[question] hardlinked files between sync/subfolders

I read the documentation and 2 topics here, I believe I understand the limitations, just want to confirm the expected behaviour is correct:

Imagine Sync is my Syncthing folder, being synced between Ubuntu, a desktop PC and a laptop (that’s all).

Sync contains multiple folders, of particular interest is the folder doc:

PC:Sync/docs/{subfolders and files}

This folder can contain a lot of folders with lots of 3-12MB images and drawings. People can delete them all the time. We need an archive of everything. Therefore: On the Desktop pc, a script is running. It creates subfolders and hardlinks files for everything inside Sync/doc/.. to:

Sync/archive/{subfolders and hardlinked files of doc}

What will now happen at the peer side, the laptop?

Will the Laptop:Sync/archive folder simply contain all files, no hardlinks of PC:Sync/archive ?

I believe so. Would be unfortunate as my laptop space is limited and the team can put lots of files in PC:Sync/doc.

Is there anyway to prevent this (taking up all that space on my laptop) from happening?

I don’t actually understand the scenario and the question. However you might be able to reason about it from first principles - Syncthing doesn’t see or care about hard links, it just sees individual files. When a change is synced it’s first written to a temp file, then renamed in place over the original, removing any “sharing” you might have had via hard links.

Ok, the scenario is simple. There are hardlinks in the synced folder, those hardlinks link to files that are also in the synced folder (just a different subfolder).

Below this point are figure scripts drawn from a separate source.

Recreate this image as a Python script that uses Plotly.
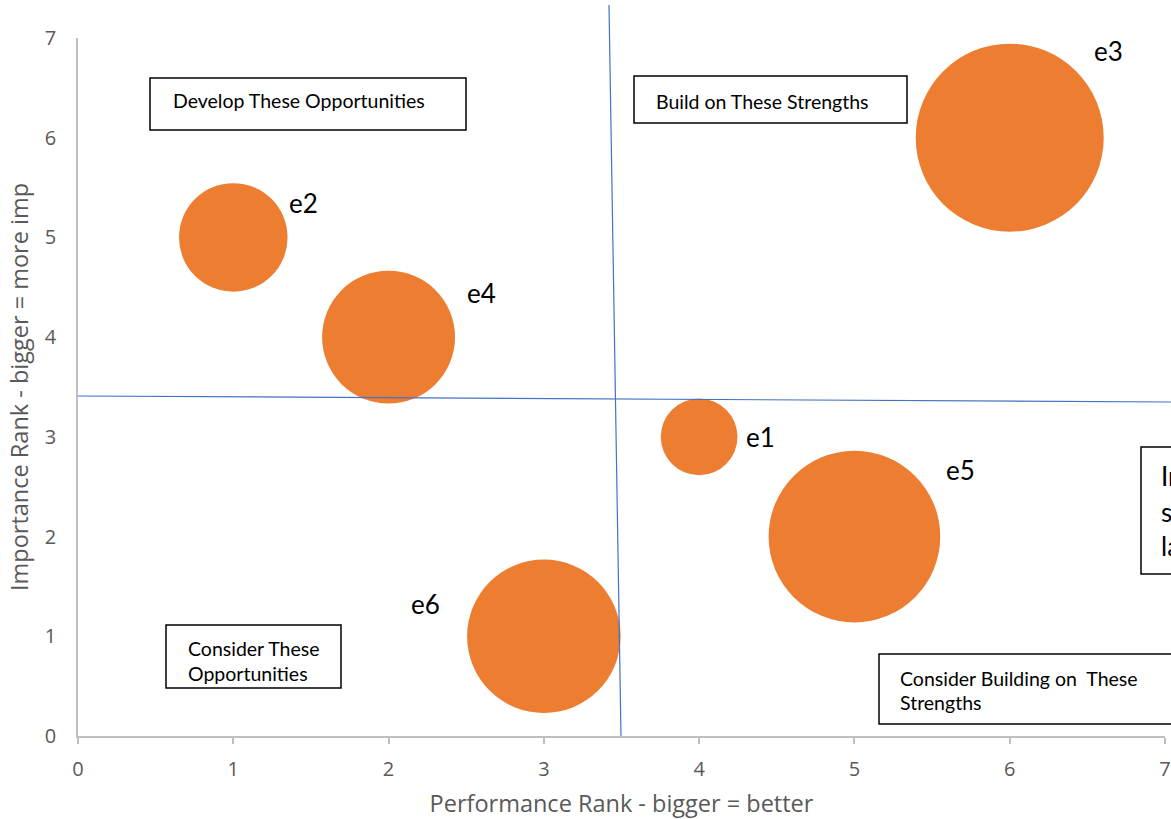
import plotly.graph_objects as go

# ---- data ----
names = ["e1", "e2", "e3", "e4", "e5", "e6"]
performance = [4, 1, 6, 2, 5, 3]
importance = [3, 5, 6, 4, 2, 1]
bubble_size = [1, 2, 6, 3, 5, 4]

x_title = "Performance Rank - bigger = better"
y_title = "Importance Rank - bigger = more imp"

# ---- layout geometry (pixels) ----
W, H = 1171, 819
L, R, T, B = 78, 6, 38, 83
PW, PH = W - L - R, H - T - B
FONT = "Lato, 'Open Sans', sans-serif"
AXFONT = "'Open Sans', sans-serif"


def px(xp):
    return (xp - L) / PW


def py(yp):
    return (H - B - yp) / PH


max_diam = 188
sizeref = 2.0 * max(bubble_size) / max_diam ** 2

fig = go.Figure()
fig.add_trace(go.Scatter(
    x=performance, y=importance, mode="markers",
    marker=dict(size=bubble_size, sizemode="area", sizeref=sizeref,
                color="#ED7D31", opacity=1, line=dict(width=0)),
    hoverinfo="text", text=names, showlegend=False, cliponaxis=False,
))

# label offsets (pixels) relative to bubble centre
label_shift = {"e1": (61, 0), "e2": (70, 34), "e3": (99, 87),
               "e4": (93, 44), "e5": (106, 67), "e6": (-118, 32)}
annotations = []
for n, xv, yv in zip(names, performance, importance):
    dx, dy = label_shift[n]
    annotations.append(dict(x=xv, y=yv, xref="x", yref="y", text=n,
                            showarrow=False, xshift=dx, yshift=dy,
                            font=dict(family=FONT, size=26, color="#000000")))

shapes = []
# quadrant divider lines (drawn freehand, slightly tilted)
shapes.append(dict(type="line", xref="paper", yref="paper",
                   x0=px(609), y0=py(5), x1=px(621), y1=py(736),
                   line=dict(color="#4472C4", width=1.2)))
shapes.append(dict(type="line", xref="paper", yref="paper",
                   x0=px(78), y0=py(396), x1=px(1175), y1=py(402),
                   line=dict(color="#4472C4", width=1.2)))

# text boxes: (x0, y0, x1, y1, text_left, [line centres], lines, fontsize)
boxes = [
    (150, 78, 466, 130, 171, [100], ["Develop These Opportunities"], 19.5),
    (634, 76, 907, 123, 654, [101], ["Build on These Strengths"], 19.5),
    (166, 625, 341, 688, 186, [648, 673], ["Consider These", "Opportunities"], 19.5),
    (879, 654, 1190, 724, 898, [678, 702], ["Consider Building on  These", "Strengths"], 19.5),
    (1141, 447, 1300, 574, 1159, [476, 512, 546], ["Increasing", "size =", "larger"], 26),
]
for x0, y0, x1, y1, tl, ys, lines, fs in boxes:
    shapes.append(dict(type="rect", xref="paper", yref="paper",
                       x0=px(x0), y0=py(y0), x1=px(x1), y1=py(y1),
                       line=dict(color="#000000", width=1.5),
                       fillcolor="rgba(255,255,255,0)"))
    for yy, t in zip(ys, lines):
        annotations.append(dict(x=px(tl), y=py(yy), xref="paper", yref="paper",
                                text=t, showarrow=False, xanchor="left",
                                yanchor="middle",
                                font=dict(family=FONT, size=fs, color="#000000")))

fig.update_layout(
    width=W, height=H,
    margin=dict(l=L, r=R, t=T, b=B, autoexpand=False),
    paper_bgcolor="white", plot_bgcolor="white",
    font=dict(family=AXFONT, color="#595959"),
    shapes=shapes, annotations=annotations,
    xaxis=dict(range=[0, 7], dtick=1, tick0=0, showgrid=False, zeroline=False,
               automargin=False,
               showline=True, linecolor="#BFBFBF", linewidth=1.5,
               ticks="outside", ticklen=6, tickcolor="#BFBFBF", tickwidth=1.5,
               tickfont=dict(size=20, color="#595959"), ticklabelstandoff=8,
               title=dict(text=x_title, font=dict(size=23.5, color="#595959"),
                          standoff=17)),
    yaxis=dict(range=[0, 7], dtick=1, tick0=0, showgrid=False, zeroline=False,
               automargin=False,
               showline=True, linecolor="#BFBFBF", linewidth=1.5,
               ticks="", tickfont=dict(size=20, color="#595959"),
               ticklabelstandoff=16,
               title=dict(text=y_title, font=dict(size=23.5, color="#595959"),
                          standoff=10)),
)

fig.write_html("out.html")
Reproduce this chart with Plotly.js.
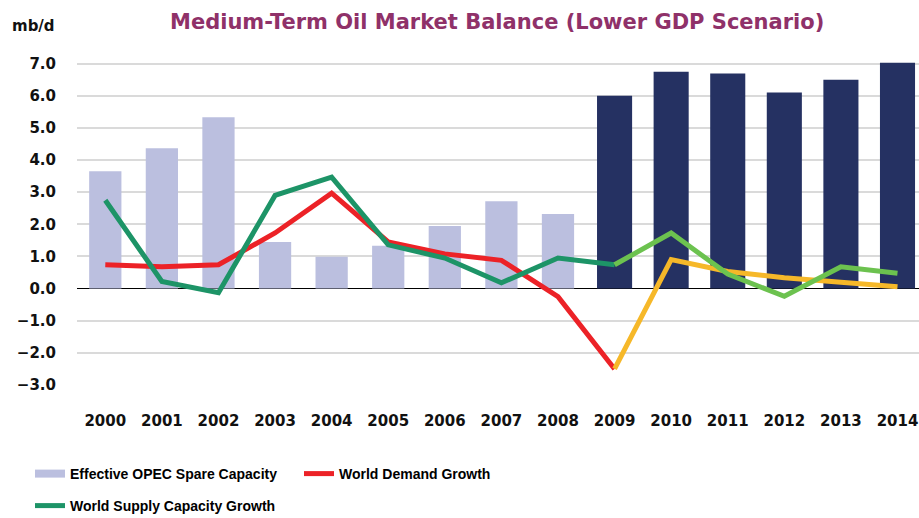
<!DOCTYPE html>
<html>
<head>
<meta charset="utf-8">
<script src="https://cdn.plot.ly/plotly-3.0.1.min.js"></script>
<style>
html,body{margin:0;padding:0;background:#fff;}
#chart{width:919px;height:518px;}
</style>
</head>
<body>
<div id="chart"></div>
<script>
// ---- data ----
var years = ['2000','2001','2002','2003','2004','2005','2006','2007','2008','2009','2010','2011','2012','2013','2014'];
var histYears = years.slice(0, 9);          // 2000-2008
var forecastYears = years.slice(9);         // 2009-2014
var lineHistYears = years.slice(0, 10);     // 2000-2009
var lineForecastYears = years.slice(9);     // 2009-2014

var spareHist = [3.65, 4.37, 5.33, 1.45, 0.99, 1.33, 1.95, 2.72, 2.32];
var spareForecast = [6.0, 6.75, 6.69, 6.1, 6.5, 7.03];
var demandHist = [0.74, 0.68, 0.74, 1.73, 2.97, 1.45, 1.08, 0.88, -0.25, -2.5];
var demandForecast = [-2.5, 0.9, 0.53, 0.34, 0.2, 0.06];
var supplyHist = [2.75, 0.22, -0.13, 2.9, 3.47, 1.36, 0.95, 0.18, 0.95, 0.74];
var supplyForecast = [0.74, 1.73, 0.45, -0.24, 0.68, 0.48];
var yTicks = [-3, -2, -1, 0, 1, 2, 3, 4, 5, 6, 7];

var names = {
  spare: 'Effective OPEC Spare Capacity',
  demand: 'World Demand Growth',
  supply: 'World Supply Capacity Growth'
};

var colors = {
  spareLight: '#BBBFDF',
  spareDark: '#253162',
  demand: '#EC2227',
  demandF: '#F6B829',
  supply: '#1D9467',
  supplyF: '#6CC24F'
};

var tickFont = {family: 'DejaVu Sans, Liberation Sans, Arial, sans-serif', size: 15, color: '#111', weight: 'bold'};
var legFont = {family: 'Liberation Sans, Arial, sans-serif', size: 14, color: '#000', weight: 'bold'};

var traces = [
  {type: 'bar', x: histYears, y: spareHist, name: names.spare, marker: {color: colors.spareLight}, width: 0.57, showlegend: false, hoverinfo: 'skip'},
  {type: 'bar', x: forecastYears, y: spareForecast, name: names.spare, marker: {color: colors.spareDark}, width: 0.62, showlegend: false, hoverinfo: 'skip'},
  // legend proxy for the bar series (wide swatch, like the reference)
  {type: 'scatter', mode: 'lines', x: [null], y: [null], name: names.spare, line: {color: colors.spareLight, width: 8}, legend: 'legend', hoverinfo: 'skip'},
  {type: 'scatter', mode: 'lines', x: lineHistYears, y: demandHist, name: names.demand, line: {color: colors.demand, width: 5}, legend: 'legend', hoverinfo: 'skip'},
  {type: 'scatter', mode: 'lines', x: lineForecastYears, y: demandForecast, name: names.demand, line: {color: colors.demandF, width: 5}, showlegend: false, hoverinfo: 'skip'},
  {type: 'scatter', mode: 'lines', x: lineHistYears, y: supplyHist, name: names.supply, line: {color: colors.supply, width: 5}, legend: 'legend2', hoverinfo: 'skip'},
  {type: 'scatter', mode: 'lines', x: lineForecastYears, y: supplyForecast, name: names.supply, line: {color: colors.supplyF, width: 5}, showlegend: false, hoverinfo: 'skip'}
];

var layout = {
  width: 919, height: 518,
  paper_bgcolor: '#fff', plot_bgcolor: '#fff',
  margin: {l: 77, r: 0, t: 62, b: 133, pad: 0},
  barmode: 'overlay',
  showlegend: true,
  title: {
    text: 'Medium-Term Oil Market Balance (Lower GDP Scenario)',
    font: {family: 'DejaVu Sans, Liberation Sans, Arial, sans-serif', size: 21, color: '#8F3169', weight: 'bold'},
    xref: 'container', yref: 'container', x: 0.541, xanchor: 'center', y: 1 - 22/518, yanchor: 'middle'
  },
  xaxis: {
    type: 'category', range: [-0.5, 14.38],
    showgrid: false, zeroline: false, showline: false,
    ticks: 'outside', ticklen: 22, tickcolor: 'rgba(0,0,0,0)',
    tickfont: tickFont, fixedrange: true
  },
  yaxis: {
    range: [-3, 7.05], tickvals: yTicks, tickformat: '.1f',
    showgrid: true, gridcolor: '#DADADA', gridwidth: 2,
    zeroline: true, zerolinecolor: '#000', zerolinewidth: 1.5,
    showline: false, ticks: 'outside', ticklen: 17, tickcolor: 'rgba(0,0,0,0)',
    tickfont: tickFont, fixedrange: true
  },
  legend: {
    orientation: 'h', xref: 'container', yref: 'container',
    x: 30/919, xanchor: 'left', y: 1 - 458/518, yanchor: 'top',
    entrywidth: 224, entrywidthmode: 'pixels',
    font: legFont, bgcolor: 'rgba(0,0,0,0)', tracegroupgap: 0, itemclick: false, itemdoubleclick: false
  },
  legend2: {
    orientation: 'h', xref: 'container', yref: 'container',
    x: 30/919, xanchor: 'left', y: 1 - 490/518, yanchor: 'top',
    entrywidth: 224, entrywidthmode: 'pixels',
    font: legFont, bgcolor: 'rgba(0,0,0,0)', itemclick: false, itemdoubleclick: false
  },
  annotations: [{
    text: 'mb/d', xref: 'paper', yref: 'paper', x: -67/842, xanchor: 'left',
    y: 1 + (62 - 26)/323, yanchor: 'middle', showarrow: false,
    font: {family: 'DejaVu Sans, Liberation Sans, Arial, sans-serif', size: 15, color: '#111', weight: 'bold'}
  }]
};

Plotly.newPlot('chart', traces, layout, {displayModeBar: false, staticPlot: true});
</script>
</body>
</html>
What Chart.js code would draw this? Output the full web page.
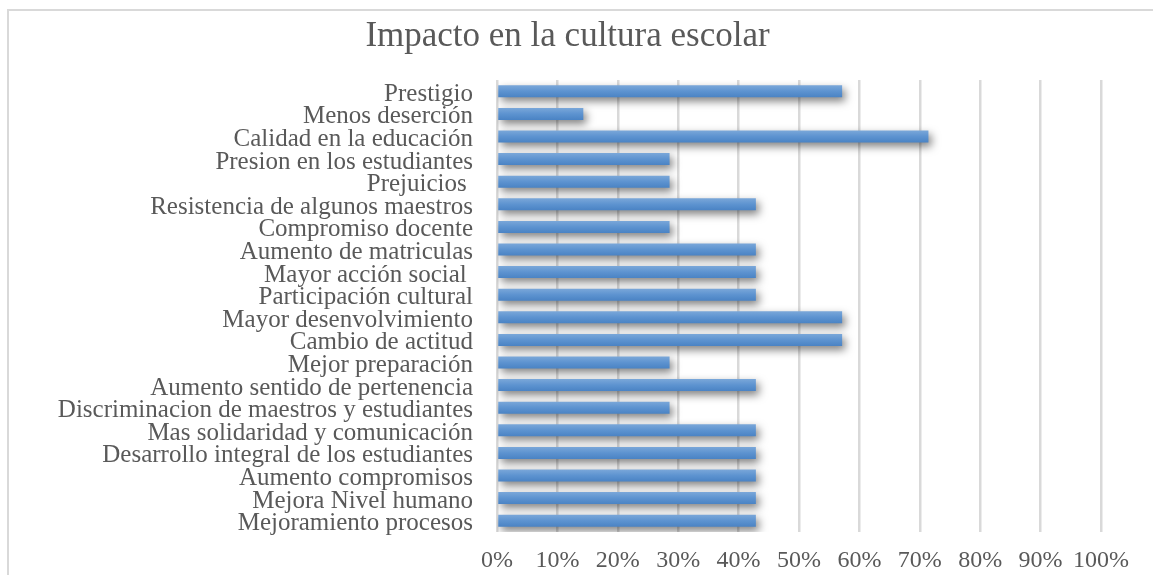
<!DOCTYPE html>
<html>
<head>
<meta charset="utf-8">
<script src="https://cdn.jsdelivr.net/npm/chart.js@4"></script>
<style>
html,body{margin:0;padding:0;background:#fff;}
#wrap{position:absolute;left:0;top:0;width:1153px;height:575px;}
</style>
</head>
<body>
<div id="wrap"><canvas id="c" width="1153" height="575"></canvas></div>
<script>
const chartTitle = "Impacto en la cultura escolar";
const categories = [
  "Prestigio",
  "Menos deserción",
  "Calidad en la educación",
  "Presion en los estudiantes",
  "Prejuicios ",
  "Resistencia de algunos maestros",
  "Compromiso docente",
  "Aumento de matriculas",
  "Mayor acción social ",
  "Participación cultural",
  "Mayor desenvolvimiento",
  "Cambio de actitud",
  "Mejor preparación",
  "Aumento sentido de pertenencia",
  "Discriminacion de maestros y estudiantes",
  "Mas solidaridad y comunicación",
  "Desarrollo integral de los estudiantes",
  "Aumento compromisos",
  "Mejora Nivel humano",
  "Mejoramiento procesos"
];
const values = [
  57.14, 14.29, 71.43, 28.57, 28.57, 42.86, 28.57, 42.86, 42.86, 42.86,
  57.14, 57.14, 28.57, 42.86, 28.57, 42.86, 42.86, 42.86, 42.86, 42.86
];
const xMin = 0, xMax = 100, xStep = 10;

const FONT = "'Liberation Serif', 'Times New Roman', serif";
const TXT = "#595959";

const frame = {
  id: 'frame',
  beforeDraw(chart) {
    const ctx = chart.ctx;
    ctx.save();
    ctx.fillStyle = '#ffffff';
    ctx.fillRect(0, 0, chart.width, chart.height);
    ctx.strokeStyle = '#d9d9d9';
    ctx.lineWidth = 2;
    ctx.beginPath();
    ctx.moveTo(8, chart.height + 5);
    ctx.lineTo(8, 10);
    ctx.lineTo(chart.width + 5, 10);
    ctx.stroke();
    ctx.restore();
  }
};
const shadow = {
  id: 'shadow',
  beforeDatasetsDraw(chart) {
    const ctx = chart.ctx;
    ctx.save();
    ctx.shadowColor = 'rgba(0,0,0,0.5)';
    ctx.shadowBlur = 8;
    ctx.shadowOffsetX = 3;
    ctx.shadowOffsetY = 4;
  },
  afterDatasetsDraw(chart) {
    chart.ctx.restore();
  }
};

function barFill(c) {
  const chart = c.chart;
  const ys = chart.scales && chart.scales.y;
  if (!ys || c.dataIndex === undefined || !chart.chartArea) return '#5b91cf';
  const py = ys.getPixelForValue(c.dataIndex);
  const g = chart.ctx.createLinearGradient(0, py - 6, 0, py + 6);
  g.addColorStop(0, '#7aa7d9');
  g.addColorStop(0.5, '#5d93d0');
  g.addColorStop(1, '#4a83c4');
  return g;
}

new Chart(document.getElementById('c'), {
  type: 'bar',
  data: {
    labels: categories,
    datasets: [{
      data: values,
      backgroundColor: barFill,
      borderWidth: 0,
      barPercentage: 0.53,
      categoryPercentage: 1
    }]
  },
  options: {
    indexAxis: 'y',
    responsive: false,
    animation: false,
    layout: { padding: { left: 34, right: 52, top: 0, bottom: 0 } },
    plugins: {
      legend: { display: false },
      tooltip: { enabled: false },
      title: {
        display: true,
        text: chartTitle,
        color: TXT,
        font: { family: FONT, size: 35, weight: 'normal' },
        padding: { top: 16, bottom: 22 }
      }
    },
    scales: {
      x: {
        min: xMin, max: xMax,
        ticks: {
          stepSize: xStep,
          callback: v => v + '%',
          color: TXT,
          font: { family: FONT, size: 24 },
          padding: 14,
          maxRotation: 0
        },
        grid: { color: '#d9d9d9', lineWidth: 2.5, drawTicks: false },
        border: { display: false },
        afterFit: s => { s.height = 43; }
      },
      y: {
        ticks: {
          color: TXT,
          font: { family: FONT, size: 25 },
          padding: 24,
          labelOffset: 3,
          autoSkip: false
        },
        grid: { display: false, drawTicks: false },
        border: { display: false },
        afterFit: s => { s.width = 463; }
      }
    }
  },
  plugins: [frame, shadow]
});
</script>
</body>
</html>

The question is, on the peer side, will the hardlinks appear as separate files? This means the Sync folder on the peer side will always take up more space than on the server side.

I am just trying to figure out how to solve this. One way would be to exclude the path to the folder containing hardlinks so that this folder does not get synced at all.

Syncthing doesn’t see hardlinks, it sees files, so your hardlinks will turn into normal files on the other side.

Yes the simplest solution in my case is to just add one of those 2 folders to my ignore pattern. Thanks!